The Coca-Cola Company has both strengths and weaknesses. We, however, note that the strengths are more than the weaknesses. The tenacity exhibited by the company for decades in its operations confirms that the strengths outweigh the weaknesses. Despite the weaknesses in financial health and low diversification, the company has a popular brand name, financial muscles, and competent human resource (Peng, 2016).
The company has already reached the peak of prosperity, and as such has been slow to innovate as compared to its competitors. This shows that the threat of other players overtaking the company is quite high. Therefore, the threats of other players overtaking Coca-Cola are quite high.
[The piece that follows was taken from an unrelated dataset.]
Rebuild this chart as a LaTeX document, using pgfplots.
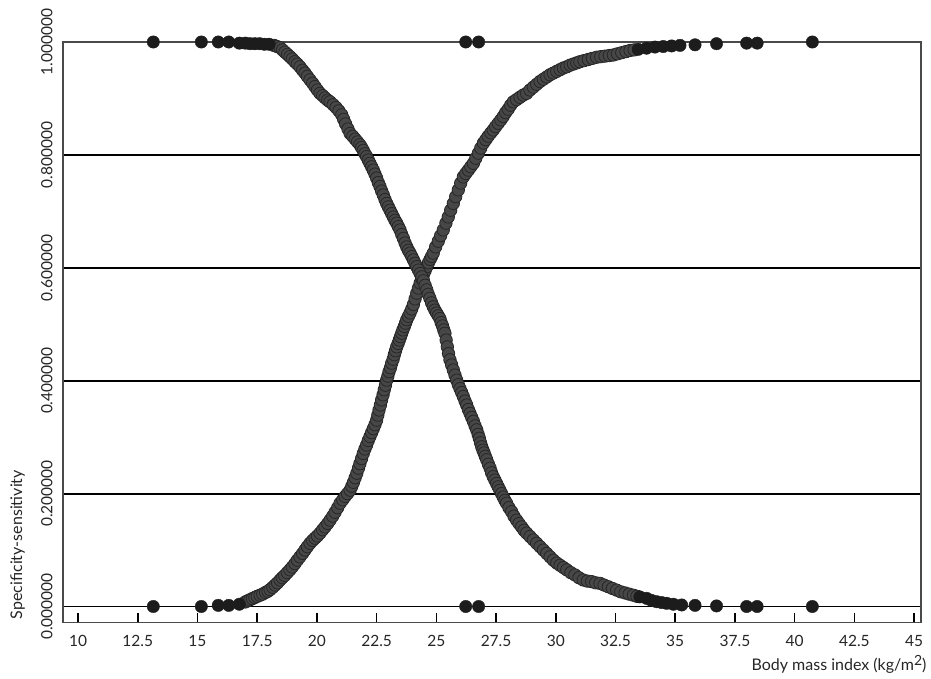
\documentclass[border=0pt]{standalone}
\usepackage{pgfplots}
\pgfplotsset{compat=1.18}
\usepackage{fontspec}
\setmainfont{Lato}
\definecolor{curvefill}{HTML}{474747}
\definecolor{curvedraw}{HTML}{262626}
\definecolor{darkfill}{HTML}{1C1C1C}
\definecolor{axisgray}{HTML}{4A4A4A}
\begin{document}
\begin{tikzpicture}[x=1pt,y=1pt]
\useasboundingbox (0,0) rectangle (931,678);
\begin{axis}[
  at={(63pt,55.3pt)}, anchor=south west,
  scale only axis, width=858pt, height=580.7pt,
  xmin=9.37, xmax=45.29, ymin=-0.0287, ymax=1,
  clip=false,
  /pgf/number format/assume math mode=true,
  axis line style={draw=axisgray, line width=1.1pt},
  xtick={10,12.5,15,17.5,20,22.5,25,27.5,30,32.5,35,37.5,40,42.5,45},
  xticklabels={10,12.5,15,17.5,20,22.5,25,27.5,30,32.5,35,37.5,40,42.5,45},
  xtick pos=bottom, tick align=inside, major tick length=10pt,
  xtick style={black, line width=1.6pt},
  ytick={0,0.2,0.4,0.6,0.8,1},
  ytick style={draw=none},
  yticklabel={\pgfmathprintnumber[fixed,fixed zerofill,precision=6]{\tick}},
  yticklabel style={rotate=90, anchor=south},
  yticklabel shift=7pt,
  xticklabel shift=9pt,
  ticklabel style={font=\fontsize{15.5}{17}\selectfont, text=black!85},
  ymajorgrids,
  major grid style={black, line width=1.8pt},
  xlabel={Body mass index (kg/m\raisebox{0.3em}{\fontsize{14}{14}\selectfont 2})},
  ylabel={Specificity-sensitivity},
  every axis x label/.style={at={(axis description cs:1.0105,-0.0815)}, anchor=base east, font=\fontsize{16}{18}\selectfont, text=black!85},
  every axis y label/.style={at={(axis description cs:-0.053,0)}, rotate=90, anchor=west, font=\fontsize{16}{18}\selectfont, text=black!85},
]
% sensitivity (increasing)
\addplot[only marks, mark=*, mark size=6.2pt, mark options={fill=curvefill, draw=curvedraw, line width=0.8pt}] coordinates {
(17.0,0.008) (17.1,0.010) (17.2,0.012) (17.3,0.014) (17.4,0.016) (17.5,0.018) (17.62,0.020) (17.73,0.022) (17.85,0.025) (17.95,0.027) (18.04,0.030) (18.15,0.034) (18.25,0.038) (18.35,0.042) (18.46,0.047) (18.55,0.051) (18.65,0.055) (18.76,0.060) (18.87,0.065) (18.97,0.070) (19.08,0.076) (19.18,0.082) (19.29,0.088) (19.4,0.094) (19.5,0.100) (19.6,0.106) (19.71,0.112) (19.82,0.117) (19.92,0.121) (20.02,0.125) (20.13,0.130) (20.24,0.136) (20.34,0.141) (20.45,0.147) (20.55,0.153) (20.66,0.160) (20.76,0.167) (20.87,0.175) (20.97,0.183) (21.08,0.189) (21.18,0.195) (21.28,0.200) (21.39,0.206) (21.46,0.213) (21.53,0.220) (21.6,0.228) (21.67,0.236) (21.74,0.245) (21.8,0.253) (21.87,0.262) (21.94,0.271) (22.01,0.279) (22.08,0.286) (22.15,0.294) (22.22,0.301) (22.29,0.308) (22.36,0.315) (22.43,0.322) (22.50,0.330) (22.55,0.339) (22.6,0.348) (22.66,0.357) (22.71,0.366) (22.77,0.375) (22.82,0.384) (22.87,0.392) (22.92,0.401) (22.97,0.408) (23.02,0.416) (23.08,0.423) (23.13,0.431) (23.19,0.438) (23.24,0.446) (23.29,0.453) (23.34,0.460) (23.4,0.466) (23.45,0.472) (23.5,0.478) (23.55,0.484) (23.6,0.490) (23.66,0.496) (23.71,0.502) (23.76,0.508) (23.83,0.514) (23.9,0.520) (23.97,0.527) (24.04,0.535) (24.11,0.545) (24.18,0.555) (24.25,0.564) (24.32,0.573) (24.39,0.581) (24.46,0.588) (24.53,0.595) (24.60,0.602) (24.67,0.609) (24.74,0.615) (24.8,0.620) (24.87,0.626) (24.97,0.637) (25.08,0.647) (25.18,0.657) (25.29,0.667) (25.4,0.679) (25.5,0.690) (25.6,0.702) (25.71,0.714) (25.81,0.726) (25.92,0.738) (26.02,0.750) (26.13,0.761) (26.23,0.767) (26.34,0.773) (26.44,0.779) (26.55,0.785) (26.65,0.794) (26.76,0.803) (26.86,0.812) (26.97,0.821) (27.07,0.827) (27.17,0.833) (27.28,0.839) (27.38,0.844) (27.48,0.850) (27.59,0.856) (27.7,0.862) (27.80,0.868) (27.9,0.875) (28.01,0.881) (28.11,0.888) (28.22,0.894) (28.36,0.898) (28.5,0.902) (28.64,0.906) (28.78,0.909) (28.92,0.915) (29.06,0.920) (29.2,0.925) (29.34,0.930) (29.48,0.934) (29.62,0.938) (29.76,0.942) (29.90,0.945) (30.04,0.948) (30.18,0.951) (30.32,0.954) (30.46,0.956) (30.6,0.959) (30.74,0.961) (30.88,0.963) (31.01,0.965) (31.18,0.967) (31.36,0.969) (31.53,0.971) (31.71,0.973) (31.88,0.974) (32.06,0.975) (32.24,0.976) (32.41,0.977) (32.58,0.979) (32.76,0.981) (32.94,0.983) (33.11,0.985) (33.28,0.986)
};
% specificity (decreasing)
\addplot[only marks, mark=*, mark size=6.2pt, mark options={fill=curvefill, draw=curvedraw, line width=0.8pt}] coordinates {
(18.2,0.994) (18.33,0.992) (18.46,0.990) (18.56,0.986) (18.66,0.982) (18.77,0.978) (18.87,0.974) (18.97,0.970) (19.08,0.965) (19.18,0.961) (19.29,0.956) (19.4,0.950) (19.5,0.945) (19.6,0.939) (19.71,0.933) (19.82,0.927) (19.92,0.921) (20.02,0.915) (20.13,0.909) (20.24,0.905) (20.34,0.901) (20.45,0.897) (20.55,0.894) (20.68,0.889) (20.8,0.884) (20.92,0.878) (21.04,0.871) (21.12,0.863) (21.2,0.855) (21.3,0.846) (21.39,0.838) (21.5,0.833) (21.6,0.828) (21.7,0.823) (21.80,0.818) (21.87,0.813) (21.94,0.808) (22.01,0.802) (22.08,0.797) (22.15,0.791) (22.22,0.785) (22.29,0.779) (22.36,0.773) (22.43,0.766) (22.5,0.759) (22.57,0.751) (22.64,0.744) (22.71,0.736) (22.78,0.729) (22.85,0.721) (22.92,0.714) (22.99,0.708) (23.06,0.702) (23.13,0.696) (23.20,0.690) (23.27,0.684) (23.34,0.679) (23.41,0.673) (23.48,0.667) (23.55,0.659) (23.62,0.652) (23.69,0.644) (23.76,0.637) (23.83,0.631) (23.9,0.626) (23.97,0.620) (24.04,0.614) (24.11,0.608) (24.18,0.602) (24.25,0.596) (24.32,0.590) (24.39,0.584) (24.46,0.577) (24.53,0.569) (24.60,0.561) (24.66,0.553) (24.73,0.546) (24.8,0.538) (24.87,0.531) (24.94,0.525) (25.01,0.520) (25.08,0.515) (25.15,0.510) (25.2,0.503) (25.26,0.497) (25.31,0.490) (25.36,0.484) (25.41,0.472) (25.46,0.460) (25.51,0.448) (25.57,0.437) (25.64,0.428) (25.71,0.419) (25.78,0.410) (25.85,0.401) (25.92,0.393) (25.99,0.386) (26.06,0.379) (26.13,0.372) (26.2,0.364) (26.27,0.357) (26.34,0.349) (26.41,0.342) (26.48,0.335) (26.55,0.328) (26.62,0.320) (26.69,0.313) (26.75,0.305) (26.8,0.298) (26.85,0.290) (26.90,0.283) (26.95,0.277) (27.0,0.272) (27.05,0.266) (27.11,0.260) (27.18,0.252) (27.25,0.245) (27.31,0.237) (27.38,0.230) (27.45,0.224) (27.52,0.218) (27.59,0.212) (27.66,0.206) (27.73,0.200) (27.8,0.194) (27.87,0.188) (27.94,0.183) (28.04,0.175) (28.15,0.168) (28.25,0.160) (28.36,0.153) (28.46,0.147) (28.57,0.141) (28.67,0.135) (28.78,0.130) (28.92,0.124) (29.06,0.118) (29.2,0.112) (29.34,0.106) (29.48,0.100) (29.62,0.094) (29.76,0.088) (29.90,0.082) (30.04,0.077) (30.18,0.073) (30.32,0.069) (30.46,0.065) (30.63,0.060) (30.8,0.056) (30.97,0.051) (31.15,0.047) (31.32,0.045) (31.5,0.044) (31.67,0.042) (31.85,0.041) (32.02,0.038) (32.2,0.035) (32.37,0.032) (32.55,0.029) (32.72,0.026) (32.9,0.024) (33.07,0.022) (33.25,0.020) (33.4,0.018)
};
% flat ends and single cases
\addplot[only marks, mark=*, mark size=6.2pt, mark options={fill=darkfill, draw=darkfill, line width=0.4pt}] coordinates {
(13.15,1) (15.16,1) (15.87,1) (16.31,1) (16.75,0.998) (17.0,0.998) (17.2,0.997) (17.4,0.997) (17.6,0.997) (17.8,0.996) (18.0,0.996)
(26.23,1) (26.77,1)
(33.45,0.987) (33.80,0.989) (34.15,0.991) (34.50,0.992) (34.85,0.993) (35.20,0.994) (35.83,0.995) (36.73,0.997) (37.99,0.998) (38.43,0.998) (40.74,1)
(13.15,0) (15.16,0) (15.87,0.002) (16.31,0.002) (16.75,0.004)
(26.23,0) (26.77,0)
(33.52,0.017) (33.80,0.0145) (34.0,0.011) (34.22,0.0085) (34.43,0.007) (34.64,0.0057) (34.92,0.004) (35.27,0.0027) (35.83,0.002) (36.73,0.001) (37.99,0) (38.43,0) (40.74,0)
};
\end{axis}
\end{tikzpicture}
\end{document}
Finally, the competitive advantage of Coca-Cola comes from its strong brand and good reputation. This makes it easy to market all over the world. The existing distribution infrastructure is also an added advantage when the company may wish to launch a new product.
E. Dobbs, M. (2014). Guidelines for applying Porter’s five forces framework: a set of industry analysis templates. Competitiveness Review, 24(1), 32-45.
Kukalis, S. (2009). Survey of recent developments in strategic management: Implications for practitioners. International Journal of Management, 26(1), 99.
Peng, M. W. (2016). Global business. Cengage learning.
Tracy, B. (2015). Business Strategy (The Brian Tracy Success Library). AMACOM Div American Mgmt Assn.